“Kaya dun po sa amin
Di biro ang magtanim
Magpunla ka ng binhi
Punglo ang aanihin.”
On Mar 30, 2019, the police and military killed 14 farmers in separate operations in the city of Canlaon and in the towns of Manjuyod and Sta. Catalina – all in Negros Oriental province. Twelve more were arrested. Police and military officials justified the killings and insisted that the victims were armed communist rebels. They claimed that state forces were just implementing search warrants for loose firearms when the victims opened fire at them.
But several witnesses, including relatives of the victims who survived the gruesome killings, have come forward to dispute the account of the police and military. The harrowing details of the massacre as told by the survivors and kin are being documented by human rights advocates and peasant groups as calls for justice and to end impunity mount.
War against peasants
The summary execution of 14 farmers in Negros Oriental came five months after unknown assailants massacred nine farmworkers in Sagay City in Negros Occidental on Oct 20, 2018. They were participating in a land occupation and cultivation campaign led by the National Federation of Sugar Workers (NFSW) at the disputed Hacienda Nene when they were killed. Weeks later, on Nov 7, 2018, their lawyer – a long-time peasant rights advocate in Negros – was also assassinated. For the military, the NFSW is a communist front.
It came three months after six people were killed and 15 arrested in similar joint police and military operations in search of supposed loose firearms in hinterland barangays in Negros Oriental on Dec 27, 2018. Again, the authorities insisted that the victims, including village officials, “turned out” to be armed communist rebels and fought back.

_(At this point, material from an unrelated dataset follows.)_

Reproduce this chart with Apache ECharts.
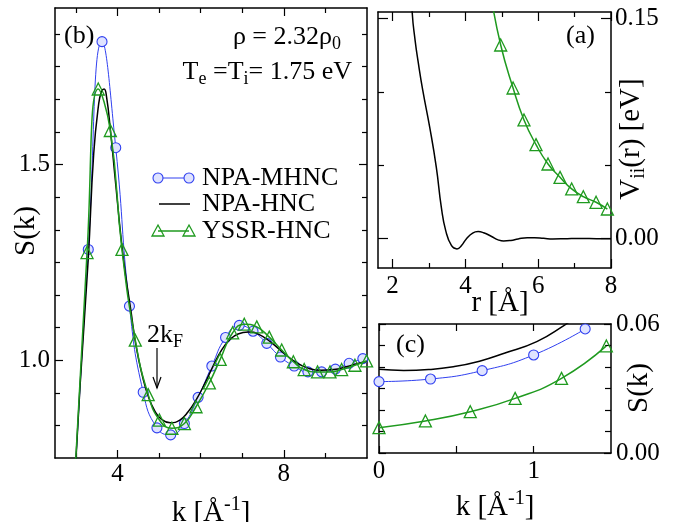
<!DOCTYPE html>
<html><head><meta charset="utf-8">
<script src="https://cdn.jsdelivr.net/npm/echarts@6/dist/echarts.min.js"></script>
<style>html,body{margin:0;padding:0;background:#fff}#c{width:690px;height:522px}</style>
</head><body><div id="c"></div>
<script>
// ---------- Panel (b): S(k) ----------
const kMHNC = [2.97,3.30,3.63,3.96,4.29,4.62,4.95,5.28,5.61,5.94,6.27,6.60,6.93,7.26,7.59,7.92,8.25,8.58,8.91,9.24,9.57,9.90];
const sMHNC = [0.68,1.283,1.814,1.543,1.138,0.918,0.827,0.809,0.838,0.905,0.985,1.058,1.089,1.074,1.043,1.008,0.985,0.970,0.970,0.977,0.992,1.004];
const kHNC = [2.90,3.10,3.30,3.43,3.55,3.62,3.68,3.74,3.83,3.95,4.10,4.20,4.32,4.45,4.60,4.75,4.90,5.05,5.27,5.50,5.70,5.90,6.10,6.30,6.50,6.70,6.90,7.15,7.40,7.70,8.00,8.30,8.60,8.90,9.20,9.50,9.80,10.0];
const sHNC = [0.55,0.93,1.26,1.527,1.655,1.687,1.693,1.672,1.59,1.46,1.30,1.215,1.13,1.035,0.96,0.905,0.87,0.85,0.84,0.847,0.868,0.90,0.94,0.985,1.025,1.052,1.067,1.072,1.066,1.045,1.018,0.994,0.979,0.974,0.976,0.983,0.992,0.997];
const kYSSR = [2.98,3.27,3.54,3.83,4.11,4.43,4.74,5.01,5.31,5.61,5.89,6.21,6.47,6.77,7.05,7.35,7.65,7.95,8.23,8.49,8.81,9.11,9.39,9.71,9.99];
const sYSSR = [0.71,1.275,1.693,1.587,1.283,1.051,0.912,0.847,0.826,0.838,0.881,0.942,1.002,1.070,1.092,1.085,1.059,1.026,0.996,0.976,0.970,0.970,0.976,0.987,0.998];
// ---------- Panel (a): V_ii(r) ----------
const rNPA = [2.48,2.54,2.62,2.70,2.83,3.02,3.20,3.34,3.46,3.62,3.77,3.90,4.03,4.20,4.35,4.50,4.72,4.90,5.05,5.25,5.45,5.70,5.90,6.15,6.40,6.80,7.20,7.60,8.00];
const vNPA = [0.19,0.154,0.135,0.121,0.101,0.076,0.049,0.0213,0.0055,-0.0048,-0.0070,-0.0045,0.0,0.0038,0.0048,0.0040,0.0015,-0.0008,-0.0016,-0.0012,-0.0002,0.0006,0.0006,0.0002,-0.0002,0.0,0.0001,0.0,0.0];
const rYSSR = [4.70,4.97,5.31,5.61,5.94,6.27,6.60,6.92,7.24,7.59,7.90];
const vYSSR = [0.166,0.132,0.1027,0.0809,0.0641,0.0509,0.0418,0.0339,0.0286,0.0248,0.0202];
// ---------- Panel (c): small-k S(k) ----------
const kcHNC = [0,0.16,0.32,0.48,0.65,0.81,1.02,1.20,1.30];
const scHNC = [0.0389,0.0384,0.0388,0.0401,0.0427,0.0464,0.0518,0.0595,0.0645];
const kcMHNC = [0,0.333,0.667,1.0,1.333];
const scMHNC = [0.0332,0.0344,0.0383,0.0456,0.0577];
const kcYSSR = [0,0.30,0.59,0.88,1.18,1.47];
const scYSSR = [0.0118,0.0149,0.0192,0.0254,0.0347,0.0498];
// ---------- Tick labels ----------
const bXTicks = [4,8], bXMinor = [3,5,6,7,9];
const bYTicks = [1.0,1.5], bYMinor = [0.8333,0.9167,1.0833,1.1667,1.25,1.3333,1.4167,1.5833,1.6667,1.75,1.8333];
const aXTicks = [2,4,6,8], aXMinor = [3,5,7];
const aYTicks = [0,0.15], aYMinor = [0.05,0.10];
const cXTicks = [0,1], cXMinor = [0.5];
const cYTicks = [0,0.06], cYMinor = [0.01,0.02,0.03,0.04,0.05];
const seriesNames = ['NPA-MHNC','NPA-HNC','YSSR-HNC'];

const FONT = '"Liberation Serif", "Times New Roman", Times, serif';
const BLUE = '#3040f0', GREEN = '#1f9a1f', BLACK = '#000';
const zip = (a,b) => a.map((v,i)=>[v,b[i]]);

function pair(grid, pos, min, max, majors, minors, showLabel, fmt, margin, majLen, minLen) {
  const common = {type:'value', gridIndex:grid, position:pos, min, max, splitLine:{show:false}, silent:true};
  return [
    Object.assign({}, common, {
      axisLine:{show:true, onZero:false, lineStyle:{color:'#000', width:1.5}},
      axisTick:{show:true, inside:true, length:majLen, customValues:majors, lineStyle:{color:'#000', width:1.2}},
      axisLabel:{show:showLabel, customValues:majors, margin:margin, formatter:fmt, color:'#000', fontFamily:FONT, fontSize:25}
    }),
    Object.assign({}, common, {
      axisLine:{show:false, onZero:false},
      axisTick:{show:true, inside:true, length:minLen, customValues:minors, lineStyle:{color:'#000', width:1.2}},
      axisLabel:{show:false}
    })
  ];
}
const f0 = v => String(Math.round(v));
const f1 = v => v.toFixed(1);
const f2 = v => v.toFixed(2);

const xAxis = [].concat(
  pair(0,'bottom',2.5,10,bXTicks,bXMinor,true,f0,4,8,5),   // 0,1
  pair(0,'top',2.5,10,bXTicks,bXMinor,false,f0,4,8,5),     // 2,3
  pair(1,'bottom',1.6,8,aXTicks,aXMinor,true,f0,6,9,5),    // 4,5
  pair(1,'top',1.6,8,aXTicks,aXMinor,false,f0,6,9,5),      // 6,7
  pair(2,'bottom',0,1.5,cXTicks,cXMinor,true,f0,6,7,7),    // 8,9
  pair(2,'top',0,1.5,cXTicks,cXMinor,false,f0,6,7,7)       // 10,11
);
const yAxis = [].concat(
  pair(0,'left',0.75,1.9,bYTicks,bYMinor,true,f1,5,8,5),       // 0,1
  pair(0,'right',0.75,1.9,bYTicks,bYMinor,false,f1,5,8,5),     // 2,3
  pair(1,'right',-0.02,0.1545,aYTicks,aYMinor,true,f2,4,10,6), // 4,5
  pair(1,'left',-0.02,0.1545,aYTicks,aYMinor,false,f2,4,10,6), // 6,7
  pair(2,'right',0,0.06,cYTicks,cYMinor,true,f2,5,7,6),        // 8,9
  pair(2,'left',0,0.06,cYTicks,cYMinor,false,f2,5,7,6)         // 10,11
);

function circles(name, xi, yi, data, z) {
  return {type:'line', name, xAxisIndex:xi, yAxisIndex:yi, data, smooth:true, symbol:'circle', symbolSize:10, showSymbol:true,
    itemStyle:{color:'#dfe3ff', borderColor:BLUE, borderWidth:1.1}, lineStyle:{color:BLUE, width:1}, z, silent:true};
}
function plain(name, xi, yi, data, z) {
  return {type:'line', name, xAxisIndex:xi, yAxisIndex:yi, data, smooth:true, symbol:'none', showSymbol:false,
    lineStyle:{color:BLACK, width:1.5}, z, silent:true};
}
function tris(name, xi, yi, data, z) {
  return {type:'line', name, xAxisIndex:xi, yAxisIndex:yi, data, smooth:true, symbol:'triangle', symbolSize:12, showSymbol:true,
    itemStyle:{color:'rgba(255,255,255,0)', borderColor:GREEN, borderWidth:1.3}, lineStyle:{color:GREEN, width:1.5}, z, silent:true};
}

const series = [
  circles(seriesNames[0],0,0,zip(kMHNC,sMHNC),2),
  plain(seriesNames[1],0,0,zip(kHNC,sHNC),3),
  tris(seriesNames[2],0,0,zip(kYSSR,sYSSR),4),
  plain(seriesNames[1],4,4,zip(rNPA,vNPA),3),
  tris(seriesNames[2],4,4,zip(rYSSR,vYSSR),4),
  plain(seriesNames[1],8,8,zip(kcHNC,scHNC),3),
  circles(seriesNames[0],8,8,zip(kcMHNC,scMHNC),4),
  tris(seriesNames[2],8,8,zip(kcYSSR,scYSSR),5)
];

const RICH = {
  a:{fontFamily:FONT, fontSize:26, lineHeight:36, fill:'#000', color:'#000'},
  s:{fontFamily:FONT, fontSize:18, lineHeight:18, padding:[15,0,0,0], fill:'#000', color:'#000'},
  A:{fontFamily:FONT, fontSize:29, lineHeight:40, fill:'#000', color:'#000'},
  S:{fontFamily:FONT, fontSize:20, lineHeight:20, padding:[16,0,0,0], fill:'#000', color:'#000'},
  P:{fontFamily:FONT, fontSize:20, lineHeight:20, padding:[0,0,16,0], fill:'#000', color:'#000'}
};
function txt(x, y, text, align, rot, size) {
  return {type:'text', x, y, rotation:rot||0, silent:true, z:100,
    style:{text, fill:'#000', fontFamily:FONT, fontSize:size||26, rich:RICH,
      align:align||'left', verticalAlign:'middle', textAlign:align||'left', textVerticalAlign:'middle'}};
}
function tri(cx, cy) {
  return {type:'polygon', silent:true, z:100, shape:{points:[[cx,cy-6],[cx+6,cy+5],[cx-6,cy+5]]},
    style:{fill:'none', stroke:GREEN, lineWidth:1.3}};
}
const graphic = [
  txt(64,36,'(b)','left'),
  txt(341,37,'{a|ρ = 2.32ρ}{s|0}','right'),
  txt(352,72,'{a|T}{s|e}{a| =T}{s|i}{a|= 1.75 eV}','right'),
  txt(566,36,'(a)','left'),
  txt(396,345,'(c)','left'),
  txt(147,335,'{a|2k}{s|F}','left'),
  {type:'line', silent:true, z:100, shape:{x1:157,y1:348,x2:157,y2:388}, style:{stroke:'#000', lineWidth:1.2}},
  {type:'polyline', silent:true, z:100, shape:{points:[[153,377],[157,388],[161,377]]}, style:{stroke:'#000', fill:'none', lineWidth:1.2}},
  txt(26,231,'S(k)','center',Math.PI/2,29),
  txt(211,513,'{A|k [Å}{P|-1}{A|]}','center'),
  txt(500,303,'r [Å]','center',0,29),
  txt(631,139,'{A|V}{S|ii}{A|(r) [eV]}','center',Math.PI/2),
  txt(639,388,'S(k)','center',Math.PI/2,29),
  txt(495,507,'{A|k [Å}{P|-1}{A|]}','center'),
  // legend
  {type:'line', silent:true, z:100, shape:{x1:158,y1:178,x2:189,y2:178}, style:{stroke:BLUE, lineWidth:1}},
  {type:'circle', silent:true, z:101, shape:{cx:158,cy:178,r:5}, style:{fill:'#dfe3ff', stroke:BLUE, lineWidth:1.1}},
  {type:'circle', silent:true, z:101, shape:{cx:189,cy:178,r:5}, style:{fill:'#dfe3ff', stroke:BLUE, lineWidth:1.1}},
  {type:'line', silent:true, z:100, shape:{x1:159,y1:204,x2:190,y2:204}, style:{stroke:BLACK, lineWidth:1.5}},
  {type:'line', silent:true, z:100, shape:{x1:158,y1:231,x2:189,y2:231}, style:{stroke:GREEN, lineWidth:1.5}},
  tri(158,231), tri(189,231),
  txt(202,178,seriesNames[0],'left'),
  txt(202,204,seriesNames[1],'left'),
  txt(202,231,seriesNames[2],'left')
];

const chart = echarts.init(document.getElementById('c'), null, {renderer:'canvas'});
chart.setOption({
  animation:false,
  backgroundColor:'#fff',
  textStyle:{fontFamily:FONT},
  grid:[
    {left:55, top:8, width:312, height:450, outerBoundsMode:'none', containLabel:false},
    {left:378, top:12, width:233, height:256, outerBoundsMode:'none', containLabel:false},
    {left:379, top:324, width:232, height:129, outerBoundsMode:'none', containLabel:false}
  ],
  xAxis, yAxis, series, graphic
});
</script></body></html>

All in all under the Duterte administration, at least 55 farmers, farmworkers and land rights advocates have been felled by apparent extrajudicial killings in Negros island so far. These killings appear to be systemically being carried out as part of President Duterte’s anti-insurgency campaign, made even more reprehensible by his virulent rhetoric against assertive peasants (“My orders to the police and soldiers, shoot them… If they die, I do not care.” – Duterte on landless farmers involved in land occupation campaigns)
Negros island provinces are among those covered by Memorandum Order (MO) 32. It called for increased deployment of police and military forces purportedly to “suppress lawless violence and acts of terror”. The others are provinces in Samar island and Bicol region.

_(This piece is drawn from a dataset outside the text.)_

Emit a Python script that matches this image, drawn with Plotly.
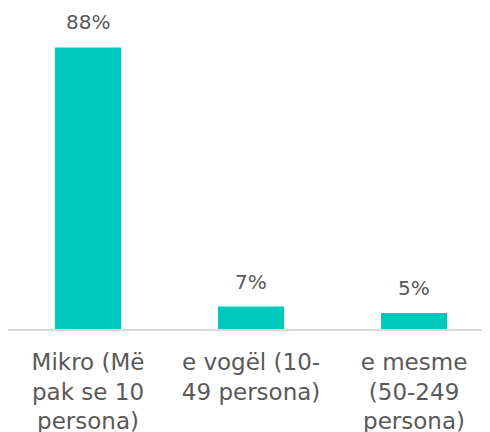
import plotly.graph_objects as go

categories = ["Mikro (Më<br>pak se 10<br>persona)", "e vogël (10-<br>49 persona)", "e mesme<br>(50-249<br>persona)"]
values = [88, 7, 5]
labels = ["88%", "7%", "5%"]

font_family = "DejaVu Sans"
text_color = "#595959"

fig = go.Figure()
fig.add_trace(go.Bar(
    x=[0, 1, 2],
    y=values,
    width=0.405,
    marker=dict(color="#00C8BC", line=dict(width=0)),
    hoverinfo="skip",
))

for i, (v, t) in enumerate(zip(values, labels)):
    fig.add_annotation(
        x=i, y=v, text=t, showarrow=False,
        yanchor="middle", xanchor="center", yshift=25,
        font=dict(family=font_family, size=20, color=text_color),
    )

fig.update_layout(
    width=482, height=424,
    margin=dict(l=0, r=0, t=1, b=103),
    paper_bgcolor="white", plot_bgcolor="white",
    showlegend=False,
    font=dict(family=font_family, size=23, color=text_color),
    xaxis=dict(
        range=[-0.491, 2.466],
        tickmode="array", tickvals=[0, 1, 2], ticktext=categories,
        showline=True, linecolor="#D9D9D9", linewidth=2,
        showgrid=False, zeroline=False, ticks="",
        ticklabelstandoff=11,
        automargin=False,
        tickfont=dict(family=font_family, size=23, color=text_color),
    ),
    yaxis=dict(range=[0, 100], visible=False, automargin=False),
)

fig.write_html("out.html")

Implementation of the Malacañang directive in Negros island has taken the form of the Synchronized Enhanced Managing of Police Operations (SEMPO). More notoriously, it is also known as Oplan Sauron in Negros Oriental under whose name the recent mass killings and arrests of mostly Negrense peasants are being carried out.
Twenty of the reported 55 extrajudicial killings in Negros island were on account of Oplan Sauron in Negros Oriental. Oplan Sauron is sinister by design. Disguising as law enforcement, it uses search warrants for loose firearms to legitimize police and military attacks in rural communities and households suspected as bases of support of the New People’s Army (NPA).

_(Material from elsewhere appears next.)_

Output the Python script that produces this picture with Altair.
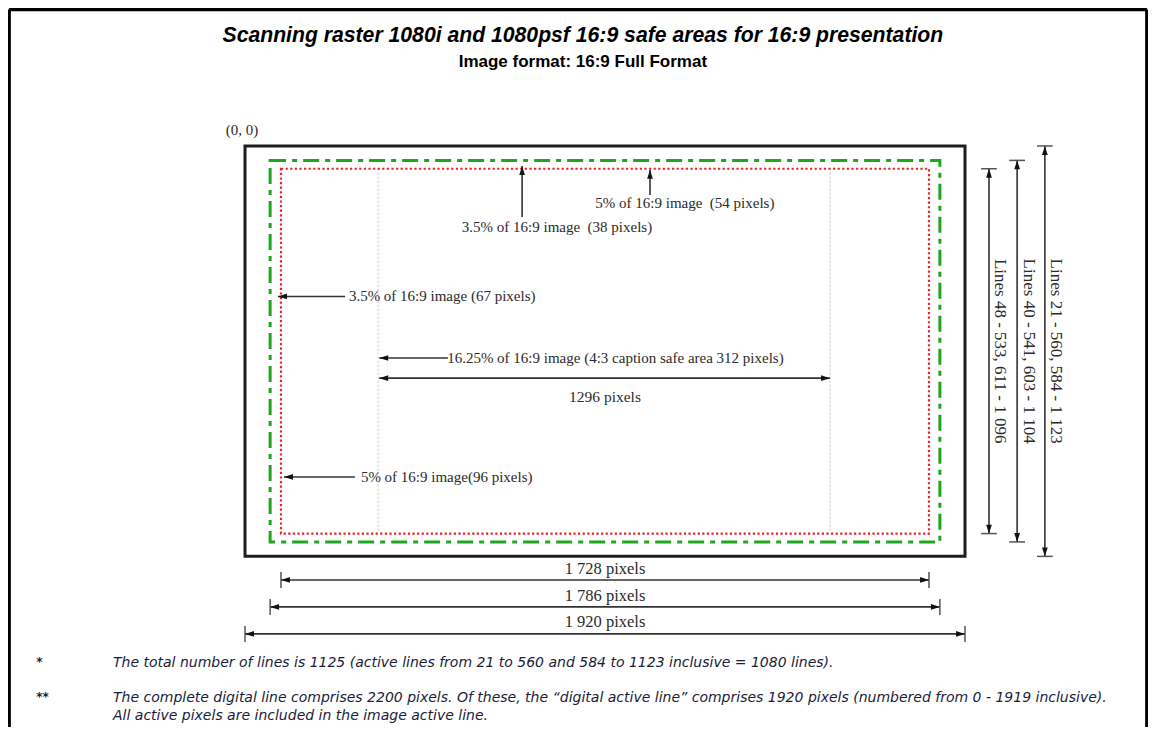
import altair as alt
import pandas as pd

# ---------------- data (diagram units = raster pixels / lines) ----------------
TITLE = "Scanning raster 1080i and 1080psf 16:9 safe areas for 16:9 presentation"
SUBTITLE = "Image format: 16:9 Full Format"
TITLE_POS = [901, -289]
SUBTITLE_POS = [901, -221]
ORIGIN_LABEL = "(0, 0)"
ORIGIN_POS = [-8, -42]

raster_x = [0, 1920]
raster_y = [0, 1080]
action_x = [67, 1853]      # 3.5 % safe area
action_y = [38, 1042]
titlesafe_x = [96, 1824]   # 5 % safe area
titlesafe_y = [60, 1020]
caption_x = [355, 1560]    # 4:3 caption safe area edges

# page frame
frame_x = [-629, 2405]
frame_y = [-359, 1529]

# single-headed leader arrows (tail -> head)
leader_x0 = [739, 1080, 267, 541, 293]
leader_y0 = [187, 129, 396, 558, 871]
leader_x1 = [739, 1080, 88, 358, 104]
leader_y1 = [53, 63, 396, 558, 871]
leader_angle = [0, 0, 270, 270, 270]

note_text = ["3.5% of 16:9 image \u00a0(38 pixels)", "5% of 16:9 image \u00a0(54 pixels)",
             "3.5% of 16:9 image (67 pixels)",
             "16.25% of 16:9 image (4:3 caption safe area 312 pixels)",
             "5% of 16:9 image(96 pixels)"]
note_x = [832, 1173, 277, 539, 309]
note_y = [213, 150, 396, 558, 871]
note_align = ["center", "center", "left", "left", "left"]

# 1296 pixel span
span_x = [358, 1560]
span_y = 611
span_label = "1296 pixels"
span_label_pos = [960, 660]

# vertical dimension lines (right)
dimv_x = [1984, 2059, 2133]
dimv_y0 = [60, 38, 0]
dimv_y1 = [1020, 1042, 1080]
dimv_labels = ["Lines 48 - 533, 611 - 1 096", "Lines 40 - 541, 603 - 1 104",
               "Lines 21 - 560, 584 - 1 123"]
dimv_label_x = [2014, 2090, 2163]
dimv_label_y = [540, 540, 540]

# horizontal dimension lines (bottom)
dimh_y = [1142, 1213, 1284]
dimh_x0 = [96, 67, 0]
dimh_x1 = [1824, 1853, 1920]
dimh_labels = ["1 728 pixels", "1 786 pixels", "1 920 pixels"]
dimh_label_y = [1112, 1183, 1254]

CAP = 21

# footnotes
foot_marks = ["*", "**"]
foot_mark_y = [1357, 1449]
foot_mark_x = -557
foot_lines = [
    "The total number of lines is 1125 (active lines from 21 to 560 and 584 to 1123 inclusive = 1080 lines).",
    "The complete digital line comprises 2200 pixels. Of these, the \u201cdigital active line\u201d comprises 1920 pixels (numbered from 0 - 1919 inclusive).",
    "All active pixels are included in the image active line.",
]
foot_x = -352
foot_y = [1360, 1453, 1499]

# ---------------- scales ----------------
W, H = 1140, 719
xs = alt.Scale(domain=[-632, 2408], nice=False, zero=False)
ys = alt.Scale(domain=[-363, 1529], nice=False, zero=False, reverse=True)


def X(f="x"):
    return alt.X(f"{f}:Q", scale=xs, axis=None)


def Y(f="y"):
    return alt.Y(f"{f}:Q", scale=ys, axis=None)


def X2(f="x2"):
    return alt.X2(f"{f}:Q")


def Y2(f="y2"):
    return alt.Y2(f"{f}:Q")


SERIF = "Liberation Serif"
TXT = "#2b2b2b"
LINE = "#333333"

# ---------------- tables ----------------
frame_df = pd.DataFrame([
    dict(x=frame_x[0], x2=frame_x[0], y=frame_y[0], y2=frame_y[1]),
    dict(x=frame_x[1], x2=frame_x[1], y=frame_y[0], y2=frame_y[1]),
    dict(x=frame_x[0], x2=frame_x[1], y=frame_y[0], y2=frame_y[0]),
])

def rect_df(xr, yr):
    return pd.DataFrame([dict(x=xr[0], x2=xr[1], y=yr[0], y2=yr[1])])

caption_df = pd.DataFrame([dict(x=cx, x2=cx, y=titlesafe_y[0], y2=titlesafe_y[1]) for cx in caption_x])

shafts = []
heads = []
caps = []
for i in range(len(leader_x0)):
    shafts.append(dict(x=leader_x0[i], y=leader_y0[i], x2=leader_x1[i], y2=leader_y1[i]))
    heads.append(dict(x=leader_x1[i], y=leader_y1[i], angle=leader_angle[i]))
shafts.append(dict(x=span_x[0], y=span_y, x2=span_x[1], y2=span_y))
heads.append(dict(x=span_x[0], y=span_y, angle=270))
heads.append(dict(x=span_x[1], y=span_y, angle=90))
for i in range(len(dimv_x)):
    shafts.append(dict(x=dimv_x[i], y=dimv_y0[i], x2=dimv_x[i], y2=dimv_y1[i]))
    heads.append(dict(x=dimv_x[i], y=dimv_y0[i], angle=0))
    heads.append(dict(x=dimv_x[i], y=dimv_y1[i], angle=180))
    for yy in (dimv_y0[i], dimv_y1[i]):
        caps.append(dict(x=dimv_x[i] - CAP, x2=dimv_x[i] + CAP, y=yy, y2=yy))
for i in range(len(dimh_y)):
    shafts.append(dict(x=dimh_x0[i], y=dimh_y[i], x2=dimh_x1[i], y2=dimh_y[i]))
    heads.append(dict(x=dimh_x0[i], y=dimh_y[i], angle=270))
    heads.append(dict(x=dimh_x1[i], y=dimh_y[i], angle=90))
    for xx in (dimh_x0[i], dimh_x1[i]):
        caps.append(dict(x=xx, x2=xx, y=dimh_y[i] - CAP, y2=dimh_y[i] + CAP))
shaft_df = pd.DataFrame(shafts)
head_df = pd.DataFrame(heads)
cap_df = pd.DataFrame(caps)

notes_df = pd.DataFrame(dict(x=note_x, y=note_y, text=note_text, align=note_align))
span_df = pd.DataFrame([dict(x=span_label_pos[0], y=span_label_pos[1], text=span_label)])
dimv_df = pd.DataFrame(dict(x=dimv_label_x, y=dimv_label_y, text=dimv_labels))
dimh_df = pd.DataFrame(dict(x=[(a + b) / 2 for a, b in zip(dimh_x0, dimh_x1)], y=dimh_label_y, text=dimh_labels))
origin_df = pd.DataFrame([dict(x=ORIGIN_POS[0], y=ORIGIN_POS[1], text=ORIGIN_LABEL)])
title_df = pd.DataFrame([dict(x=TITLE_POS[0], y=TITLE_POS[1], text=TITLE)])
subtitle_df = pd.DataFrame([dict(x=SUBTITLE_POS[0], y=SUBTITLE_POS[1], text=SUBTITLE)])
fmark_df = pd.DataFrame(dict(x=[foot_mark_x] * 2, y=foot_mark_y, text=foot_marks))
foot_df = pd.DataFrame(dict(x=[foot_x] * 3, y=foot_y, text=foot_lines))

ARROW = "M0,0L0.32,1L-0.32,1Z"

# ---------------- layers ----------------
layers = []
layers.append(alt.Chart(frame_df).mark_rule(color="#000000", strokeWidth=3.5)
              .encode(x=X(), y=Y(), x2=X2(), y2=Y2()))
layers.append(alt.Chart(rect_df(raster_x, raster_y))
              .mark_rect(fill="transparent", stroke="#1e1e1e", strokeWidth=3)
              .encode(x=X(), y=Y(), x2=X2(), y2=Y2()))
layers.append(alt.Chart(caption_df).mark_rule(color="#c4c4c4", strokeWidth=1, strokeDash=[2, 2])
              .encode(x=X(), y=Y(), x2=X2(), y2=Y2()))
layers.append(alt.Chart(rect_df(action_x, action_y))
              .mark_rect(fill="transparent", stroke="#1fa51f", strokeWidth=3, strokeDash=[16, 6, 5, 6])
              .encode(x=X(), y=Y(), x2=X2(), y2=Y2()))
layers.append(alt.Chart(rect_df(titlesafe_x, titlesafe_y))
              .mark_rect(fill="transparent", stroke="#e8232b", strokeWidth=2.2, strokeDash=[2.2, 2.4])
              .encode(x=X(), y=Y(), x2=X2(), y2=Y2()))
layers.append(alt.Chart(shaft_df).mark_rule(color=LINE, strokeWidth=1.6)
              .encode(x=X(), y=Y(), x2=X2(), y2=Y2()))
layers.append(alt.Chart(cap_df).mark_rule(color="#555555", strokeWidth=1.5)
              .encode(x=X(), y=Y(), x2=X2(), y2=Y2()))
layers.append(alt.Chart(head_df).mark_point(shape=ARROW, filled=True, size=320, color="#111111", opacity=1, strokeWidth=0)
              .encode(x=X(), y=Y(), angle=alt.Angle("angle:Q", scale=None)))

for al in ("center", "left"):
    layers.append(alt.Chart(notes_df).transform_filter(alt.datum.align == al)
                  .mark_text(font=SERIF, fontSize=15, color=TXT, align=al, baseline="middle")
                  .encode(x=X(), y=Y(), text="text:N"))
layers.append(alt.Chart(span_df).mark_text(font=SERIF, fontSize=15.5, color=TXT, align="center", baseline="middle")
              .encode(x=X(), y=Y(), text="text:N"))
layers.append(alt.Chart(dimh_df).mark_text(font=SERIF, fontSize=16.5, color=TXT, align="center", baseline="middle")
              .encode(x=X(), y=Y(), text="text:N"))
layers.append(alt.Chart(dimv_df).mark_text(font=SERIF, fontSize=17, color=TXT, align="center", baseline="middle", angle=90)
              .encode(x=X(), y=Y(), text="text:N"))
layers.append(alt.Chart(origin_df).mark_text(font=SERIF, fontSize=15, color=TXT, align="center", baseline="middle")
              .encode(x=X(), y=Y(), text="text:N"))
layers.append(alt.Chart(title_df).mark_text(font="Liberation Sans", fontSize=21.2, fontWeight="bold", fontStyle="italic",
                                            color="#000000", align="center", baseline="middle")
              .encode(x=X(), y=Y(), text="text:N"))
layers.append(alt.Chart(subtitle_df).mark_text(font="Liberation Sans", fontSize=17, fontWeight="bold",
                                               color="#000000", align="center", baseline="middle")
              .encode(x=X(), y=Y(), text="text:N"))
layers.append(alt.Chart(fmark_df).mark_text(font="DejaVu Sans", fontSize=12, fontWeight="bold", color="#1b1b3a",
                                            align="left", baseline="middle")
              .encode(x=X(), y=Y(), text="text:N"))
layers.append(alt.Chart(foot_df).mark_text(font="DejaVu Sans", fontSize=14, fontStyle="italic", color="#1b1b3a",
                                           align="left", baseline="middle")
              .encode(x=X(), y=Y(), text="text:N"))

chart = (alt.layer(*layers)
         .properties(width=W, height=H, padding=0, autosize=alt.AutoSizeParams(type="none"))
         .configure_view(stroke=None)
         .configure(background="white"))

chart.save("out.html", embed_options={"renderer": "svg", "actions": False})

But instead of weakening the NPA, such brutal modus operandi could be fueling even deeper collective resentment in the rural areas against the police and military. In the end, Oplan Sauron could only further boost the legitimacy of the people’s war and agrarian revolution that the NPA wages.
This is especially so because of the structural issues underlying the social unrest and conflict in Negros.
Landless, hungry, poor
Negros is an island mired in grinding poverty and hunger, mainly spawned by decades of chronic landlessness among its farmers and farmworkers.
Official poverty and hunger incidence in the island, especially Negros Oriental, is among the worst in the country. Negros Oriental has a poverty incidence of 45% (of population) compared to the national average of 21.6 percent. Its subsistence incidence is 24.2% while the national average is 8.1 percent. Negros Occidental has “better” poverty and hunger figures (29% and 9.4%, respectively) but these are still worse than the national averages. The numbers are as of 2015.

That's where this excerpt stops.